┌─ Data block

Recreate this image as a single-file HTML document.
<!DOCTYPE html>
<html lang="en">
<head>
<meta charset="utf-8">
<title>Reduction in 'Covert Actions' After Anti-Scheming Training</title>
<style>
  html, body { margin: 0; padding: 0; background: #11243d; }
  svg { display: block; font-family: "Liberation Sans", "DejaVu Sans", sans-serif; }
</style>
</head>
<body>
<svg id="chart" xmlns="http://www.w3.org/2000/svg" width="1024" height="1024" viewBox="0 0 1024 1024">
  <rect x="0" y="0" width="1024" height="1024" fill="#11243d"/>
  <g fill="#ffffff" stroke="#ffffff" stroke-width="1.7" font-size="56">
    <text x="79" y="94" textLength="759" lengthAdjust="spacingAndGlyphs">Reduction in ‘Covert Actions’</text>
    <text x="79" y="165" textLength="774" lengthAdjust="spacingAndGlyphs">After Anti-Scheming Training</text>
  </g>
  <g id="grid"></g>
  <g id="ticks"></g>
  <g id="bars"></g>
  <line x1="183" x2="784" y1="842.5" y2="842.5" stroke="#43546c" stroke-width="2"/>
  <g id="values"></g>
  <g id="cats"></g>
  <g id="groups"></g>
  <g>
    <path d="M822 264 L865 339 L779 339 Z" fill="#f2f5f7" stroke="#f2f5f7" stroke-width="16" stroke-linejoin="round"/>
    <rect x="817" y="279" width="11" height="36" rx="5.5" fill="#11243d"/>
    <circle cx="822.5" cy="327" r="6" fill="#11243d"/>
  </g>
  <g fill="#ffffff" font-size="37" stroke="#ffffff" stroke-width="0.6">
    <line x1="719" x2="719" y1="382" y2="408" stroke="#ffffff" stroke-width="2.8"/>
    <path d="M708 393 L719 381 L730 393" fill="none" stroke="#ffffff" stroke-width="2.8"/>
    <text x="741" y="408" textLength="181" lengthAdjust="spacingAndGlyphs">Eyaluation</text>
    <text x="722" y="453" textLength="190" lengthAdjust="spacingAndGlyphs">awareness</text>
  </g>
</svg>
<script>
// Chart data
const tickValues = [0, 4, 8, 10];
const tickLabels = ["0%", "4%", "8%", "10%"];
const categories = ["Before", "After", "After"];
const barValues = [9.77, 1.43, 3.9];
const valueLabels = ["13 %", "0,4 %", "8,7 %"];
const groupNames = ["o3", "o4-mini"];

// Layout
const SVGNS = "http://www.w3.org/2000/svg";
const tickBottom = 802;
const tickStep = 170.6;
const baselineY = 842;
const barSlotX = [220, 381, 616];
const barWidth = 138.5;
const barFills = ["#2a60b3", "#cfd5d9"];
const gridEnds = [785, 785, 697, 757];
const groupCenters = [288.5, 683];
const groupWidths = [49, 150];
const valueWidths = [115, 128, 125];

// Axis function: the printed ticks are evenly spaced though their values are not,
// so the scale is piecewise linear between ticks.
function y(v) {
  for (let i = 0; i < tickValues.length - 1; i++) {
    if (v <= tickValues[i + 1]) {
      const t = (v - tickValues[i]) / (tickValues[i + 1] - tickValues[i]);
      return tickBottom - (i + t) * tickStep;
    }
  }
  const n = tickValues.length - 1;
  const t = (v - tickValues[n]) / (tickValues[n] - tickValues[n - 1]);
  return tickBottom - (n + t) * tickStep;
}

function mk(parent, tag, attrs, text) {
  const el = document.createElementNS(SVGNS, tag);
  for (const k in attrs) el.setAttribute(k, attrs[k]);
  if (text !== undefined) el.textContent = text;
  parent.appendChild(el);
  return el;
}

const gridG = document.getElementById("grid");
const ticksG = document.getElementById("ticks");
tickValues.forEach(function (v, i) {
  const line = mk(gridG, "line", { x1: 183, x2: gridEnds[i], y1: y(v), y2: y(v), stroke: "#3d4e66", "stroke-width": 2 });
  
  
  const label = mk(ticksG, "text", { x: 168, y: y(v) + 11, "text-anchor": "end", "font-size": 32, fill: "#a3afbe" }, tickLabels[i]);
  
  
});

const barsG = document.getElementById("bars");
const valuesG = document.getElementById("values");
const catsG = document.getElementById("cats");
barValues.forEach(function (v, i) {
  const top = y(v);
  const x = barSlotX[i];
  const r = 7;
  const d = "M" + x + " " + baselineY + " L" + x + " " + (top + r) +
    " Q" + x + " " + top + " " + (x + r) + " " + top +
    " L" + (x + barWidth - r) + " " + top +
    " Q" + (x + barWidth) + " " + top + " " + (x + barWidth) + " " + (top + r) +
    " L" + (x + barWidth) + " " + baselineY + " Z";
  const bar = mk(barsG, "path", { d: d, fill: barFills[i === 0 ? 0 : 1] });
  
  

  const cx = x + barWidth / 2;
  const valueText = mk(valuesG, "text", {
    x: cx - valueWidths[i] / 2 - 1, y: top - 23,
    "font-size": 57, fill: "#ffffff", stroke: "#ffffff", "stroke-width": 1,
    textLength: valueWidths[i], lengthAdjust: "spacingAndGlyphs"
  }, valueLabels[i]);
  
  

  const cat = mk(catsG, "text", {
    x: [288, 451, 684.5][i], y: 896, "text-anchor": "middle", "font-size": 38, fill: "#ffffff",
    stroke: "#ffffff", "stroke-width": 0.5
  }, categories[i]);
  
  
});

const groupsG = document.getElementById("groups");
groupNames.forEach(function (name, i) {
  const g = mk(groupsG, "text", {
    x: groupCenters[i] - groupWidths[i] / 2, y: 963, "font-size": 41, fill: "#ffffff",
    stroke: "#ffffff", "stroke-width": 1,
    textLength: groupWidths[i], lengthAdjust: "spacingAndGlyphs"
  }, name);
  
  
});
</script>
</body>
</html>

└─

§ What is asked
Extract all of the data shown above and repeat it verbatim.

§ Response
Recreate this image as a single-file HTML document.
<!DOCTYPE html>
<html lang="en">
<head>
<meta charset="utf-8">
<title>Reduction in 'Covert Actions' After Anti-Scheming Training</title>
<style>
  html, body { margin: 0; padding: 0; background: #11243d; }
  svg { display: block; font-family: "Liberation Sans", "DejaVu Sans", sans-serif; }
</style>
</head>
<body>
<svg id="chart" xmlns="http://www.w3.org/2000/svg" width="1024" height="1024" viewBox="0 0 1024 1024">
  <rect x="0" y="0" width="1024" height="1024" fill="#11243d"/>
  <g fill="#ffffff" stroke="#ffffff" stroke-width="1.7" font-size="56">
    <text x="79" y="94" textLength="759" lengthAdjust="spacingAndGlyphs">Reduction in ‘Covert Actions’</text>
    <text x="79" y="165" textLength="774" lengthAdjust="spacingAndGlyphs">After Anti-Scheming Training</text>
  </g>
  <g id="grid"></g>
  <g id="ticks"></g>
  <g id="bars"></g>
  <line x1="183" x2="784" y1="842.5" y2="842.5" stroke="#43546c" stroke-width="2"/>
  <g id="values"></g>
  <g id="cats"></g>
  <g id="groups"></g>
  <g>
    <path d="M822 264 L865 339 L779 339 Z" fill="#f2f5f7" stroke="#f2f5f7" stroke-width="16" stroke-linejoin="round"/>
    <rect x="817" y="279" width="11" height="36" rx="5.5" fill="#11243d"/>
    <circle cx="822.5" cy="327" r="6" fill="#11243d"/>
  </g>
  <g fill="#ffffff" font-size="37" stroke="#ffffff" stroke-width="0.6">
    <line x1="719" x2="719" y1="382" y2="408" stroke="#ffffff" stroke-width="2.8"/>
    <path d="M708 393 L719 381 L730 393" fill="none" stroke="#ffffff" stroke-width="2.8"/>
    <text x="741" y="408" textLength="181" lengthAdjust="spacingAndGlyphs">Eyaluation</text>
    <text x="722" y="453" textLength="190" lengthAdjust="spacingAndGlyphs">awareness</text>
  </g>
</svg>
<script>
// Chart data
const tickValues = [0, 4, 8, 10];
const tickLabels = ["0%", "4%", "8%", "10%"];
const categories = ["Before", "After", "After"];
const barValues = [9.77, 1.43, 3.9];
const valueLabels = ["13 %", "0,4 %", "8,7 %"];
const groupNames = ["o3", "o4-mini"];

// Layout
const SVGNS = "http://www.w3.org/2000/svg";
const tickBottom = 802;
const tickStep = 170.6;
const baselineY = 842;
const barSlotX = [220, 381, 616];
const barWidth = 138.5;
const barFills = ["#2a60b3", "#cfd5d9"];
const gridEnds = [785, 785, 697, 757];
const groupCenters = [288.5, 683];
const groupWidths = [49, 150];
const valueWidths = [115, 128, 125];

// Axis function: the printed ticks are evenly spaced though their values are not,
// so the scale is piecewise linear between ticks.
function y(v) {
  for (let i = 0; i < tickValues.length - 1; i++) {
    if (v <= tickValues[i + 1]) {
      const t = (v - tickValues[i]) / (tickValues[i + 1] - tickValues[i]);
      return tickBottom - (i + t) * tickStep;
    }
  }
  const n = tickValues.length - 1;
  const t = (v - tickValues[n]) / (tickValues[n] - tickValues[n - 1]);
  return tickBottom - (n + t) * tickStep;
}

function mk(parent, tag, attrs, text) {
  const el = document.createElementNS(SVGNS, tag);
  for (const k in attrs) el.setAttribute(k, attrs[k]);
  if (text !== undefined) el.textContent = text;
  parent.appendChild(el);
  return el;
}

const gridG = document.getElementById("grid");
const ticksG = document.getElementById("ticks");
tickValues.forEach(function (v, i) {
  const line = mk(gridG, "line", { x1: 183, x2: gridEnds[i], y1: y(v), y2: y(v), stroke: "#3d4e66", "stroke-width": 2 });
  
  
  const label = mk(ticksG, "text", { x: 168, y: y(v) + 11, "text-anchor": "end", "font-size": 32, fill: "#a3afbe" }, tickLabels[i]);
  
  
});

const barsG = document.getElementById("bars");
const valuesG = document.getElementById("values");
const catsG = document.getElementById("cats");
barValues.forEach(function (v, i) {
  const top = y(v);
  const x = barSlotX[i];
  const r = 7;
  const d = "M" + x + " " + baselineY + " L" + x + " " + (top + r) +
    " Q" + x + " " + top + " " + (x + r) + " " + top +
    " L" + (x + barWidth - r) + " " + top +
    " Q" + (x + barWidth) + " " + top + " " + (x + barWidth) + " " + (top + r) +
    " L" + (x + barWidth) + " " + baselineY + " Z";
  const bar = mk(barsG, "path", { d: d, fill: barFills[i === 0 ? 0 : 1] });
  
  

  const cx = x + barWidth / 2;
  const valueText = mk(valuesG, "text", {
    x: cx - valueWidths[i] / 2 - 1, y: top - 23,
    "font-size": 57, fill: "#ffffff", stroke: "#ffffff", "stroke-width": 1,
    textLength: valueWidths[i], lengthAdjust: "spacingAndGlyphs"
  }, valueLabels[i]);
  
  

  const cat = mk(catsG, "text", {
    x: [288, 451, 684.5][i], y: 896, "text-anchor": "middle", "font-size": 38, fill: "#ffffff",
    stroke: "#ffffff", "stroke-width": 0.5
  }, categories[i]);
  
  
});

const groupsG = document.getElementById("groups");
groupNames.forEach(function (name, i) {
  const g = mk(groupsG, "text", {
    x: groupCenters[i] - groupWidths[i] / 2, y: 963, "font-size": 41, fill: "#ffffff",
    stroke: "#ffffff", "stroke-width": 1,
    textLength: groupWidths[i], lengthAdjust: "spacingAndGlyphs"
  }, name);
  
  
});
</script>
</body>
</html>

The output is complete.